The Irregular Expense Problem
This is the single biggest reason budgets break. Irregular expenses — annual costs, semi-annual costs, quarterly costs, genuinely surprising costs — are not actually irregular. They are predictable. You know your car insurance bill is coming twice a year. You know Christmas happens in December. You know your annual Amazon Prime renewal fires on the same date every year. They feel irregular because the money to cover them was never set aside.
The solution: make a list of every annual or irregular expense you expect in the next twelve months. Be aggressive in capturing them. Include: car registration, car insurance premiums, home or renters insurance renewal, annual subscriptions, vet visits if you have pets, holiday gifts, birthday gifts, vacation, tax prep fees, and any other cost that is not monthly but is real. Add them all up.
Divide that total by 12. That is how much you need to set aside each month into a dedicated sinking fund. If your irregular expenses total $2,400 for the year, you need $200 a month flowing into a separate account labeled for that purpose. When the car insurance bill arrives for $600, the money is waiting. No budget-breaking. No guilt. No scramble.
This single habit — pre-funding irregular expenses monthly — probably eliminates more budget failures than any other change people make.
Budget vs. Spending Tracker: An Important Distinction
A budget is a plan for where money will go. A spending tracker is a record of where money went. These are different tools with different purposes, and confusing them is a common source of frustration.
If you are just starting out with financial awareness, a spending tracker is often more valuable than a budget in the first two months. Track what you spend without trying to control it. Just observe. After eight weeks of honest tracking, you have real data to build a realistic budget from. You also have a much clearer view of where you actually want to make changes versus where you assumed you should change but actually are fine with the spending.
After the observation period, a budget becomes a forward-looking plan based on real information rather than aspirations. The order matters: observe first, plan second.
Zero-Based Budgeting vs. 50/30/20: Who Each Works For
Zero-based budgeting assigns every dollar of income a specific job before the month starts. Income minus all planned expenses equals zero. Every dollar is claimed by something — bills, groceries, savings, debt payments, entertainment — and nothing is left in an ambiguous pile. YNAB is the primary software tool built on this philosophy.
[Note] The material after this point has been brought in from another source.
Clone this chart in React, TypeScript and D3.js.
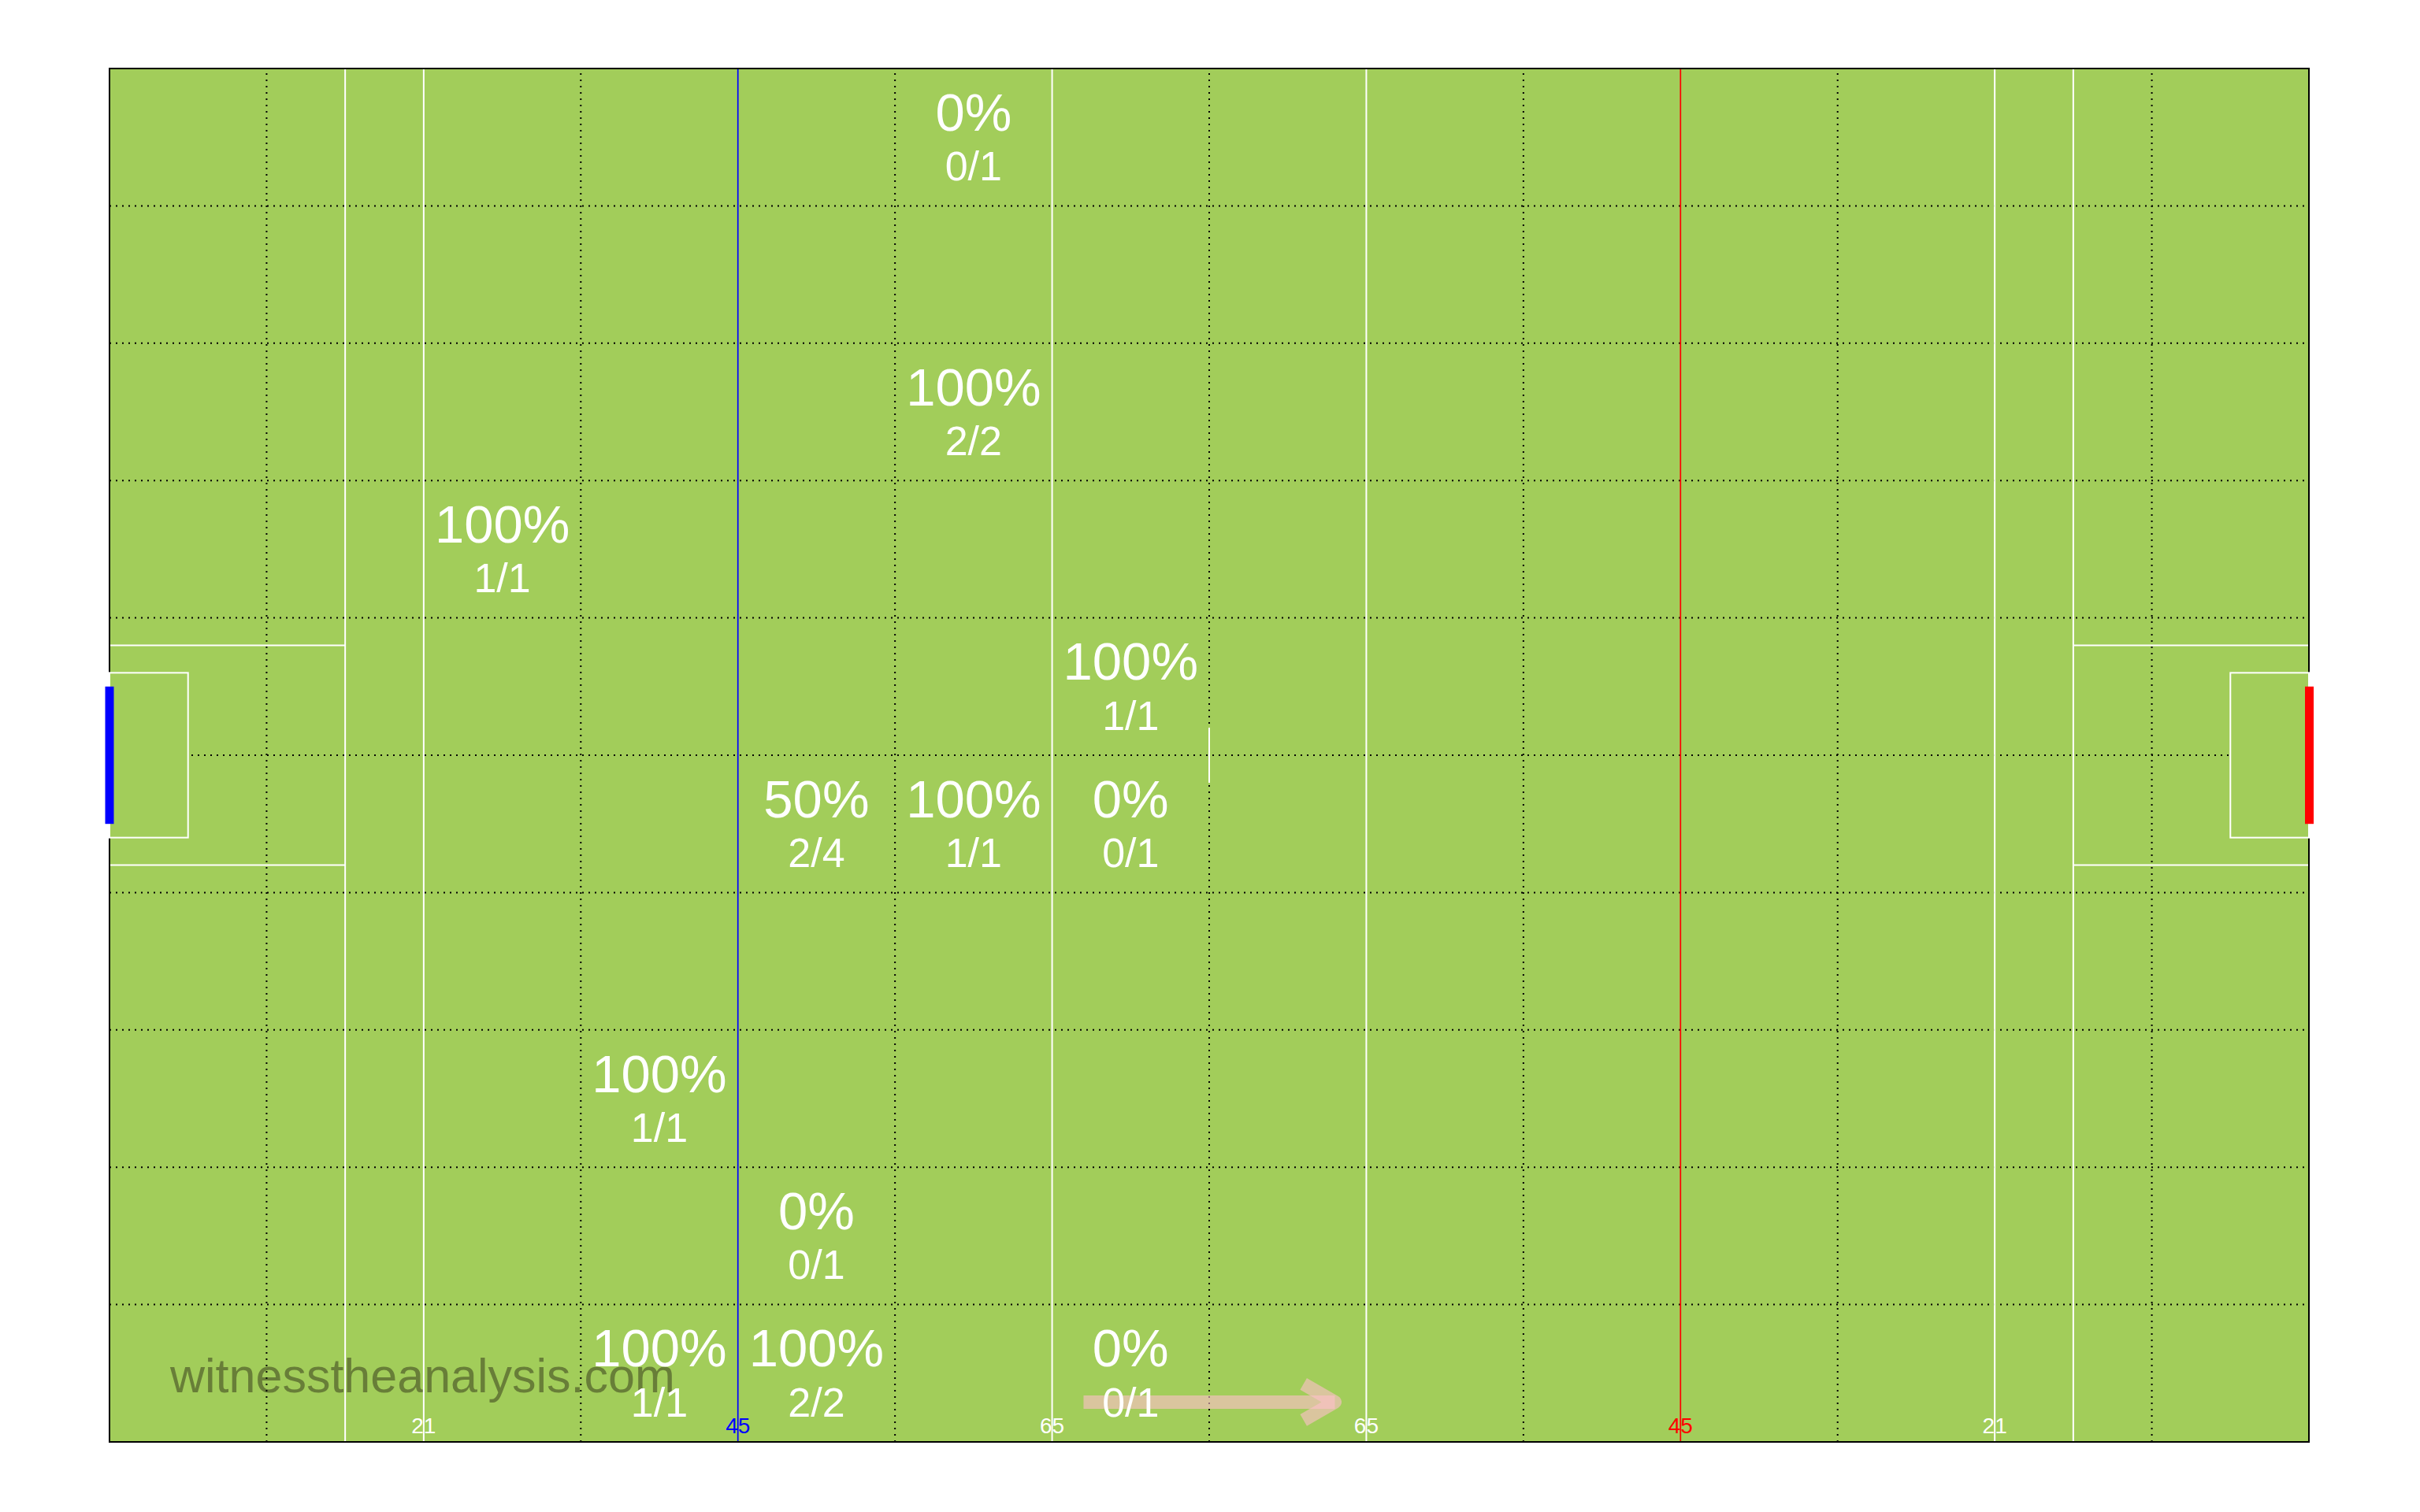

Zero-based budgeting works best for people who are trying to get out of debt, have irregular income, or want very precise control over their finances. It requires the most active management — usually 10 to 20 minutes per week — and some people genuinely enjoy the control it provides. Others find it suffocating and micromanaging.
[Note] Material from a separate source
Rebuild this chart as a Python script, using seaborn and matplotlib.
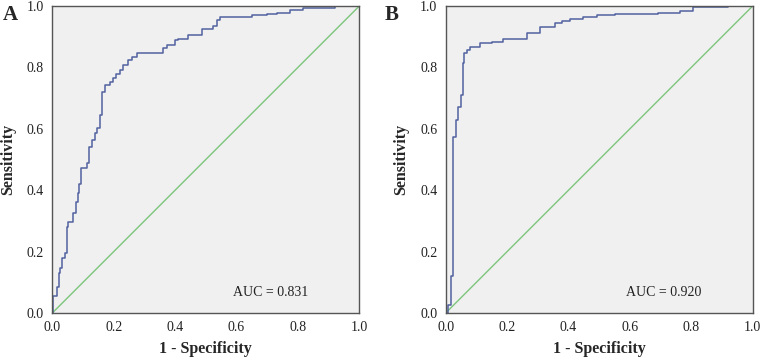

The 50/30/20 rule is looser: 50% of take-home income to needs, 30% to wants, 20% to savings and debt repayment. It works best for people with stable income who are generally on track financially and want a simple guardrail rather than a detailed plan. The math will not work in high cost-of-living cities where housing alone often consumes more than 50% of income, so treat those percentages as aspirational targets rather than fixed rules.
Neither is universally correct. The best budgeting system is the one you will actually use consistently for a year or more.
The Good Enough Budget Principle
Perfectionism is the enemy of functional budgeting. A budget that accounts for 80% of your spending and gets reviewed once a month is dramatically more useful than a perfect budget that accounts for every dollar but requires twenty minutes of daily data entry and gets abandoned in week two.
Give yourself an explicit miscellaneous category — call it "stuff I forgot" or "random" — that absorbs small irregular expenses without breaking the budget structure. Allocate $50 or $100 to it monthly. When something does not fit cleanly anywhere else, it goes there. When the budget rolls over and that category is empty, it carries nothing forward. The budget stays clean and your mental accounting stays sane.
Also: do not treat every budget category as equally important. Your rent category cannot be flexible — the number is fixed. Your grocery category has some flex. Your dining-out category has a lot of flex. When money gets tight in a given month, cut from the flexible categories first. That is a better mental model than trying to cut from everything proportionally.
Missing a month is not failing. Adjusting a category because life happened is not failing. The only actual budget failure is stopping entirely and going back to spending blind — and even that is recoverable.
Making It Stick: The Habits That Support Budgeting
The budget review habit is more important than the budget itself. Once a month — pick a specific day, the first Sunday or the last Friday — spend 20 minutes looking at what happened last month and setting up the plan for next month. That is the entire practice. One session, once a month.
Pairing the review with something enjoyable helps. Coffee you like, a comfortable chair, 25 minutes of quiet before the household wakes up. The associations you build around the activity influence whether you return to it. A review session that feels like punishment will be avoided. A review session that feels like a quiet check-in you have with yourself survives long term.
The purpose of a budget is not to restrict your life. It is to make conscious decisions about money before the spending happens rather than regretting unconscious decisions after.
When you know your numbers, you stop spending money you do not have on things you do not care about — and you start spending deliberately on the things you do.